Egg Tarts
User Reviews
5
Egg Tarts
Description
The dough for the egg tarts is prepared by melting butter and combining it with egg, powdered sugar, coconut or regular milk, vanilla, and flour to create a pliable dough. This dough is divided and shaped into tart molds to form thin yet sturdy crusts. The sugar syrup is prepared by dissolving sugar in boiling water and setting it aside to cool.
Eggs are beaten with coconut milk or regular milk, then combined with the cooled sugar syrup to form a smooth custard filling.
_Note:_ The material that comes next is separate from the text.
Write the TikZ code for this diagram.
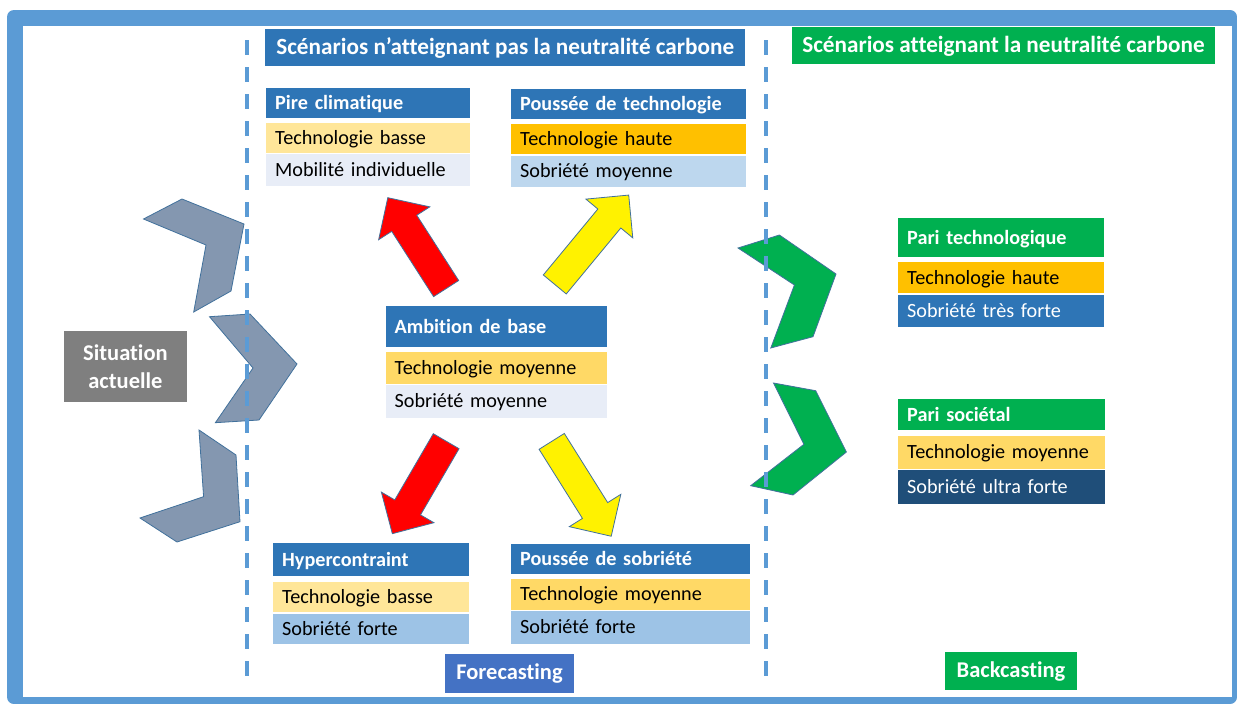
\documentclass[tikz,border=0pt]{standalone}
\usepackage{fontspec}
\setmainfont{Carlito}[Ligatures=NoCommon]
\usetikzlibrary{shapes.arrows}

\definecolor{cadre}{HTML}{5B9BD5}
\definecolor{bleu}{HTML}{2E75B6}
\definecolor{vert}{HTML}{00B050}
\definecolor{gris}{HTML}{7F7F7F}
\definecolor{grisbleu}{HTML}{8497B0}
\definecolor{contour}{HTML}{41719C}
\definecolor{forecast}{HTML}{4472C4}
\definecolor{jaunepale}{HTML}{FFE699}
\definecolor{jaune}{HTML}{FFD966}
\definecolor{ambre}{HTML}{FFC000}
\definecolor{bleupale}{HTML}{E8EDF7}
\definecolor{bleuclair}{HTML}{BDD7EE}
\definecolor{bleumoyen}{HTML}{9DC3E6}
\definecolor{bleufonce}{HTML}{1F4E79}

\newcommand{\policeTitre}{\fontsize{23.2}{27}\selectfont\bfseries}
\newcommand{\policeCase}{\fontsize{20.2}{24}\selectfont}
\newcommand{\policeGros}{\fontsize{22.5}{28.5}\selectfont\bfseries}

\tikzstyle{titre} = [rectangle, anchor=north west, fill=bleu, text=white, font=\policeTitre, inner sep=0pt, text height=19.5pt, text depth=5pt, text centered]
\tikzstyle{entete} = [rectangle, anchor=north west, fill=bleu, text=white, font=\policeCase\bfseries, inner xsep=9pt, inner ysep=3pt, text height=18pt, text depth=4.5pt, align=left]
\tikzstyle{ligne} = [rectangle, anchor=north west, font=\policeCase, inner xsep=9pt, inner ysep=3pt, text height=17.5pt, text depth=4.5pt, align=left]
\tikzstyle{etiquette} = [rectangle, text=white, font=\policeGros, align=center, inner sep=2pt]
\tikzstyle{fleche} = [single arrow, draw=contour, line width=0.8pt, inner xsep=0pt, inner ysep=14.5pt, single arrow head extend=15.5pt, minimum width=0pt]
\tikzstyle{chevron} = [line width=0.8pt, line join=miter]

\begin{document}
\begin{tikzpicture}[x=1pt, y=-1pt]
        \useasboundingbox (0,0) rectangle (1237,704);
        \fill[cadre, rounded corners=7pt] (7,10) rectangle (1237,704);
        \fill[white] (23,26) rectangle (1232,696.5);

        % chevrons
        \filldraw[chevron, fill=grisbleu, draw=contour] (143.5,219) -- (182,199) -- (244,224) -- (231,291) -- (193.7,312) -- (206,245) -- cycle;
        \filldraw[chevron, fill=grisbleu, draw=contour] (209.5,316.7) -- (250,314) -- (297,364) -- (259,420) -- (215.4,422.7) -- (253,368) -- cycle;
        \filldraw[chevron, fill=grisbleu, draw=contour] (199,430) -- (236,455) -- (240,521.7) -- (177,542) -- (140,518) -- (203.6,496.7) -- cycle;
        \filldraw[chevron, fill=vert, draw=contour] (738,248) -- (779.4,235) -- (836,274) -- (813,336.7) -- (770.8,348) -- (794.4,285) -- cycle;
        \filldraw[chevron, fill=vert, draw=contour] (773.5,383) -- (815.7,390.7) -- (846.4,452) -- (793,495) -- (750.7,485.7) -- (803.9,444.3) -- cycle;

        \draw[cadre, line width=3.5pt, dash pattern=on 15pt off 12pt] (247,40) -- (247,677);
        \draw[cadre, line width=3.5pt, dash pattern=on 15pt off 12pt] (766,40) -- (766,677);

        \node (t1) [titre, minimum width=480pt, minimum height=37.4pt] at (265,28.3) {Scénarios n’atteignant pas la neutralité carbone};
        \node (t2) [titre, fill=vert, minimum width=422.5pt, minimum height=36.6pt] at (792,26.7) {Scénarios atteignant la neutralité carbone};

        \node (sit) [etiquette, fill=gris, minimum width=122.7pt, minimum height=70.7pt] at (125.4,366.5) {Situation\\actuelle};
        \node (fore) [etiquette, fill=forecast, minimum width=129pt, minimum height=38.7pt] at (509.5,673.4) {Forecasting};
        \node (back) [etiquette, fill=vert, minimum width=131.5pt, minimum height=37.7pt] at (1011,671.2) {Backcasting};

        \node (p0) [entete, minimum height=29.6pt, text width=185.5pt] at (266,87.7) {Pire climatique};
        \node (p1) [ligne, fill=jaunepale, minimum height=30pt, text width=185.5pt] at (266,122.7) {Technologie basse};
        \node (p2) [ligne, fill=bleupale, minimum height=32.5pt, text width=185.5pt] at (266,153.5) {Mobilité individuelle};

        \node (pt0) [entete, minimum height=30.5pt, text width=217pt] at (511,88.5) {Poussée de technologie};
        \node (pt1) [ligne, fill=ambre, minimum height=30.7pt, text width=217pt] at (511,123.3) {Technologie haute};
        \node (pt2) [ligne, fill=bleuclair, minimum height=31pt, text width=217pt] at (511,155.5) {Sobriété moyenne};

        \node (a0) [entete, minimum height=41pt, text width=203.5pt] at (385.5,306) {Ambition de base};
        \node (a1) [ligne, fill=jaune, minimum height=31.6pt, text width=203.5pt] at (385.5,351.7) {Technologie moyenne};
        \node (a2) [ligne, fill=bleupale, minimum height=32.3pt, text width=203.5pt] at (385.5,385) {Sobriété moyenne};

        \node (h0) [entete, minimum height=33.3pt, text width=177.5pt] at (273,542.7) {Hypercontraint};
        \node (h1) [ligne, fill=jaunepale, minimum height=30pt, text width=177.5pt] at (273,581.7) {Technologie basse};
        \node (h2) [ligne, fill=bleumoyen, minimum height=30.5pt, text width=177.5pt] at (273,613.5) {Sobriété forte};

        \node (ps0) [entete, minimum height=30.7pt, text width=220.5pt] at (511,543.3) {Poussée de sobriété};
        \node (ps1) [ligne, fill=jaune, minimum height=31pt, text width=220.5pt] at (511,578.3) {Technologie moyenne};
        \node (ps2) [ligne, fill=bleumoyen, minimum height=32.5pt, text width=220.5pt] at (511,610.8) {Sobriété forte};

        \node (te0) [entete, fill=vert, minimum height=39.7pt, text width=188pt] at (898,217.3) {Pari technologique};
        \node (te1) [ligne, fill=ambre, minimum height=31pt, text width=188pt] at (898,262) {Technologie haute};
        \node (te2) [ligne, fill=bleu, text=white, minimum height=32pt, text width=188pt] at (898,295) {Sobriété très forte};

        \node (so0) [entete, fill=vert, minimum height=31.7pt, text width=189pt] at (898,398.3) {Pari sociétal};
        \node (so1) [ligne, fill=jaune, minimum height=32.6pt, text width=189pt] at (898,435.7) {Technologie moyenne};
        \node (so2) [ligne, fill=bleufonce, text=white, minimum height=34pt, text width=189pt] at (898,470) {Sobriété ultra forte};

        \node (f1) [fleche, fill=red, rotate=122.7, minimum height=108pt] at (421,249.4) {};
        \node (f2) [fleche, fill=yellow, rotate=50.4, minimum height=116pt] at (587,245.5) {};
        \node (f3) [fleche, fill=red, rotate=-120.2, minimum height=107pt] at (423,481) {};
        \node (f4) [fleche, fill=yellow, rotate=-57.9, minimum height=112pt] at (577.5,482.5) {};
    \end{tikzpicture}
\end{document}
The mixture is strained to remove bubbles for a smooth texture. The custard is poured into the partially filled tart shells, leaving some space to avoid overflow during baking.
The tarts bake at 380°F for about 25 minutes until the crusts turn golden brown and the filling is just set, achieving a silky texture. The thin crust contrasts with the creamy filling, making the tarts a delightful treat.
This recipe yields about 18-20 tarts depending on crust thickness. Excess egg filling from thicker crusts can be used to make additional dough and tarts if desired.
Ingredients
DOUGH:
- 1 tick butter melted
- 1 & ¼ cup all-purpose flour
- 1 egg
- ¼ cup powdered sugar
- 2 tablespoons coconut milk (you can use regular milk)
- little bit vanilla (optional)
EGG FILLING:
- 4 egg
- ¼ cup & 3 tablespoons sugar
- 1 cup water
- 6 tablespoons coconut milk (you can use regular milk)
Instructions
- Melt the butter in microwave for 10-20 seconds and put egg, powered sugar, milk, vanilla extract and flour mix it and knead it
- Divined into small piece and knead or shape it into the tart molder
- Boil water and add sugar until it melt and set it aside to cool down
- Beat the eggs and milk
- Mix the the sugar water, the beaten eggs and milk
- Use a strainer to get rid of the bubbles
- Pour the egg mixture into each tart ( leave some spaces not all the way full)
- Bake it 380 F for 25 mins until the crusts are golden brown
Notes
- Keep tart crusts thin but sturdy enough to avoid breaking when filled.
- Cool sugar syrup fully before mixing with beaten eggs to prevent cooking the eggs prematurely.
- Strain the egg and sugar mixture to remove bubbles for a smooth custard texture.
- Leave some space in the tart molds when pouring filling to prevent overflow during baking.
- The recipe yields approximately 18-20 egg tarts; leftover filling can be reused with more dough to make additional tarts.
Nutrition Information
Show DetailsNutrition Facts
Serving: 20Serving
Amount Per Serving
Calories 102 kcal
% Daily Value*
| Calories | 102kcal | 5% |
| Carbohydrates | 8g | 3% |
| Protein | 2g | 4% |
| Fat | 7g | 11% |
| Saturated Fat | 4g | 20% |
| Cholesterol | 53mg | 18% |
| Sodium | 58mg | 2% |
| Potassium | 37mg | 1% |
| Fiber | 1g | 4% |
| Sugar | 2g | 4% |
| Vitamin A | 201IU | 4% |
| Vitamin C | 1mg | 1% |
| Calcium | 9mg | 1% |
| Iron | 1mg | 6% |
* Percent Daily Values are based on a 2,000 calorie diet.